• **TASK INSTRUCTIONS**:
Pull every line containing the word "this" from the records.

• **THE INPUT**:

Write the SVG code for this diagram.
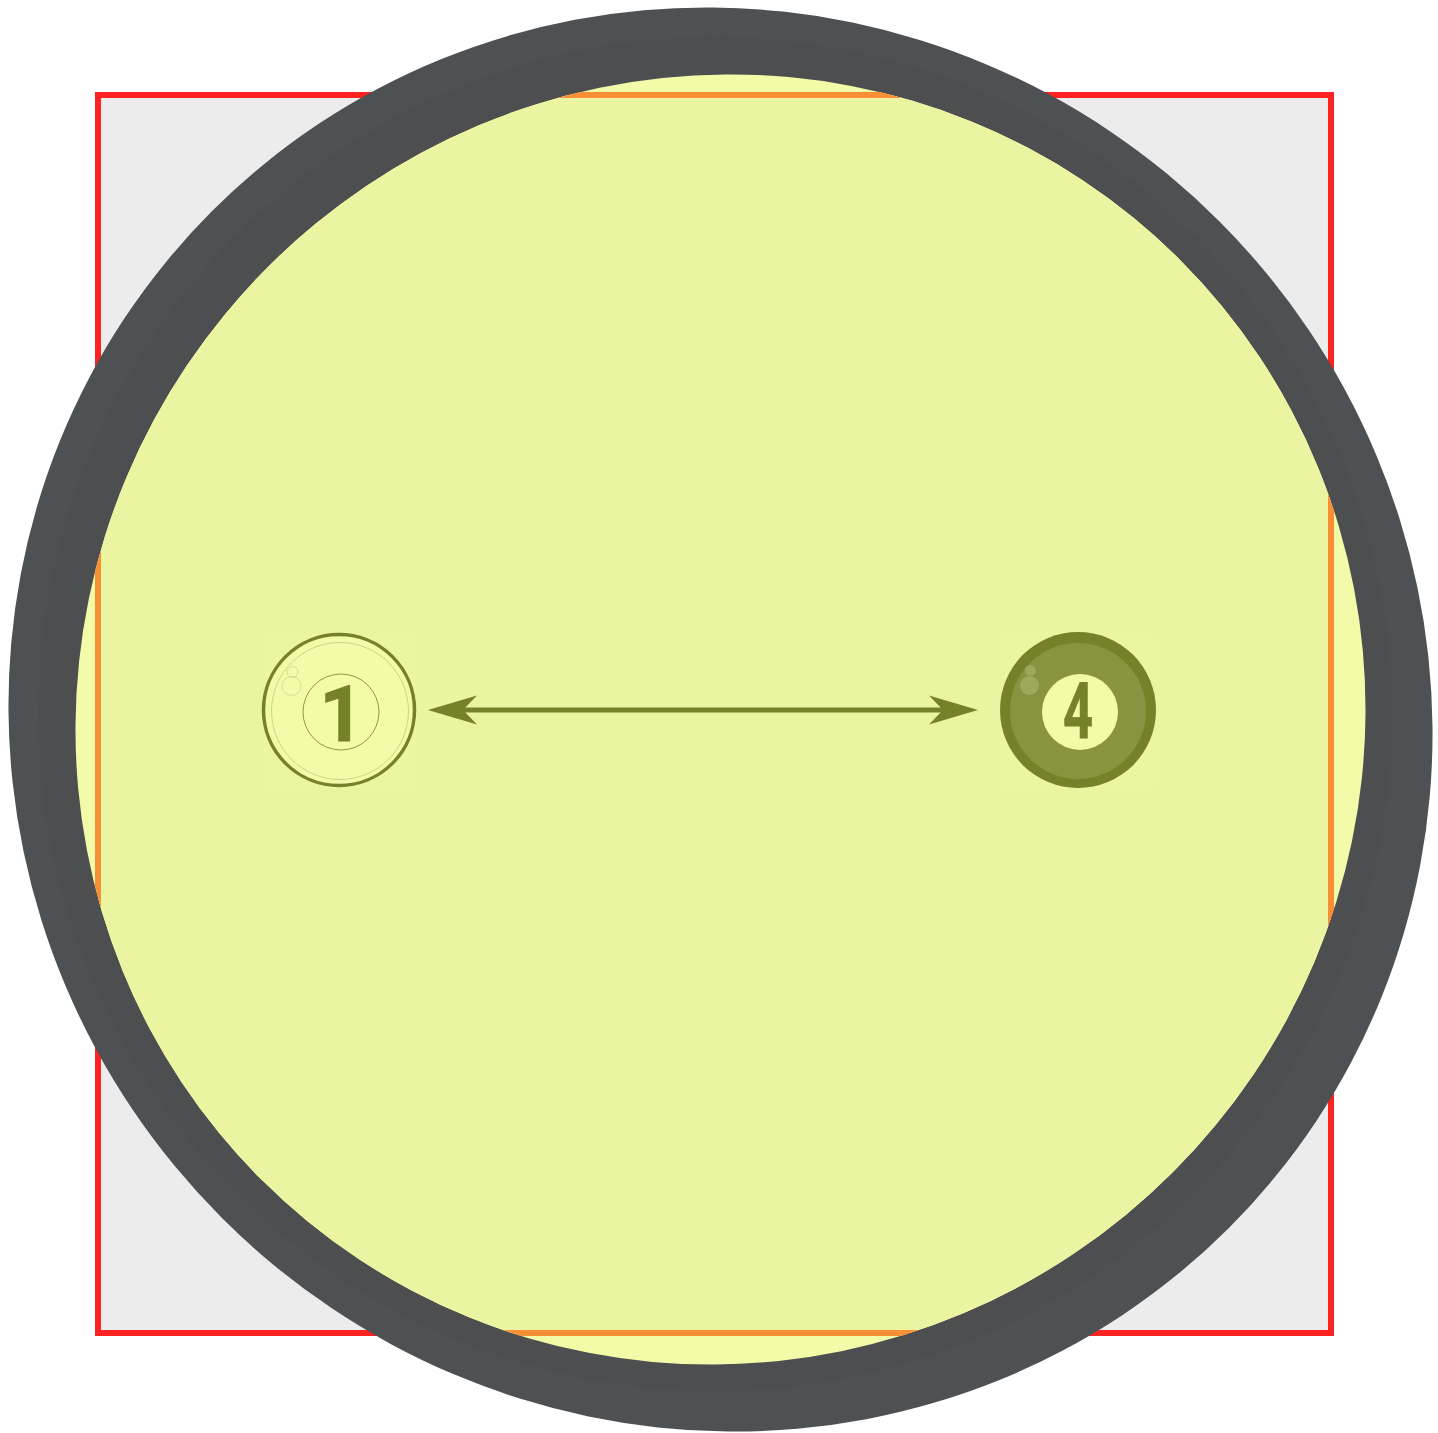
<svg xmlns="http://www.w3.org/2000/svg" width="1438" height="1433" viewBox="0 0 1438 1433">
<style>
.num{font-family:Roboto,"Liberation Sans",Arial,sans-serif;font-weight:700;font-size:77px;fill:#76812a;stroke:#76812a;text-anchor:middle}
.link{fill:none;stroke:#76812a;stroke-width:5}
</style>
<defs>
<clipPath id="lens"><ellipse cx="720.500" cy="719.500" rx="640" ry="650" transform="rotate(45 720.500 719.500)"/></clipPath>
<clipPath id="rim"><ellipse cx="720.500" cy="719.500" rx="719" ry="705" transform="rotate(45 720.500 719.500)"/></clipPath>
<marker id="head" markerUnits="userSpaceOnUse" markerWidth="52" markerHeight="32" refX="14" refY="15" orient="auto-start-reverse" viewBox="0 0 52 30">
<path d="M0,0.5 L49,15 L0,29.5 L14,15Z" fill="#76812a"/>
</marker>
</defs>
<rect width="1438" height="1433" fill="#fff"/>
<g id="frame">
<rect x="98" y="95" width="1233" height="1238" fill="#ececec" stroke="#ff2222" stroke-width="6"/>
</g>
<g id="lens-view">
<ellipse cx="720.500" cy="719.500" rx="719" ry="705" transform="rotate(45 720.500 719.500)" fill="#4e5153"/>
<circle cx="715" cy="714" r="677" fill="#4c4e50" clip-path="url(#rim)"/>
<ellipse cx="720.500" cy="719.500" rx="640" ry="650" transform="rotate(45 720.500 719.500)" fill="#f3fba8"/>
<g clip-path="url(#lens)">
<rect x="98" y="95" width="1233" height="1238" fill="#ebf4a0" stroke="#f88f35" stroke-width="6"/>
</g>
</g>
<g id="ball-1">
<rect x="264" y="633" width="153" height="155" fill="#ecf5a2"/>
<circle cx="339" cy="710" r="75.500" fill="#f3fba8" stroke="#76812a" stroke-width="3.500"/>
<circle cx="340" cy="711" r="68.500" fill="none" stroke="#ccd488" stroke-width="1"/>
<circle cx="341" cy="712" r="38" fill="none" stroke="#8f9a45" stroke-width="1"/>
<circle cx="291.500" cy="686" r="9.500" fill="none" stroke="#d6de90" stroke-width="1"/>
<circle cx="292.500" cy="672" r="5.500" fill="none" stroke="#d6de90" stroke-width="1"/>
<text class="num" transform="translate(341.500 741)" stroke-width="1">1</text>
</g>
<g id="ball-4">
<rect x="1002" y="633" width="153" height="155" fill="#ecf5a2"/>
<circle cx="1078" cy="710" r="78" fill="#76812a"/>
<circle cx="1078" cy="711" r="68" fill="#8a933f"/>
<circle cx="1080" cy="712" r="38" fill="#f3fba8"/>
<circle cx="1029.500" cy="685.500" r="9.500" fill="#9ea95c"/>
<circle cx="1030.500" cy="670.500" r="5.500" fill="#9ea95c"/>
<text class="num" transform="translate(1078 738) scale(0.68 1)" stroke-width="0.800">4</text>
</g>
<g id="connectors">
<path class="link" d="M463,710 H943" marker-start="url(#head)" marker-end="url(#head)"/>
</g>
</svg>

==

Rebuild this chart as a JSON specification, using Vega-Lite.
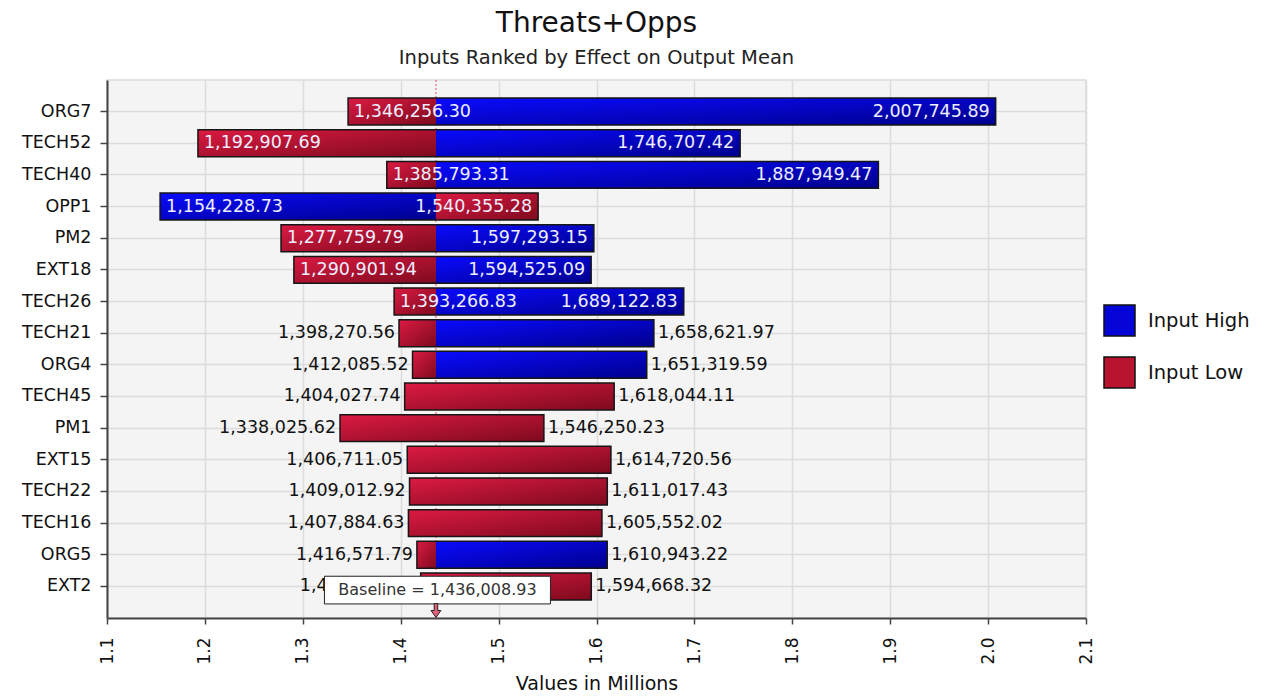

• **SOLUTION TO THE PROBLEM**:
Write the SVG code for this diagram.
Rebuild this chart as a JSON specification, using Vega-Lite.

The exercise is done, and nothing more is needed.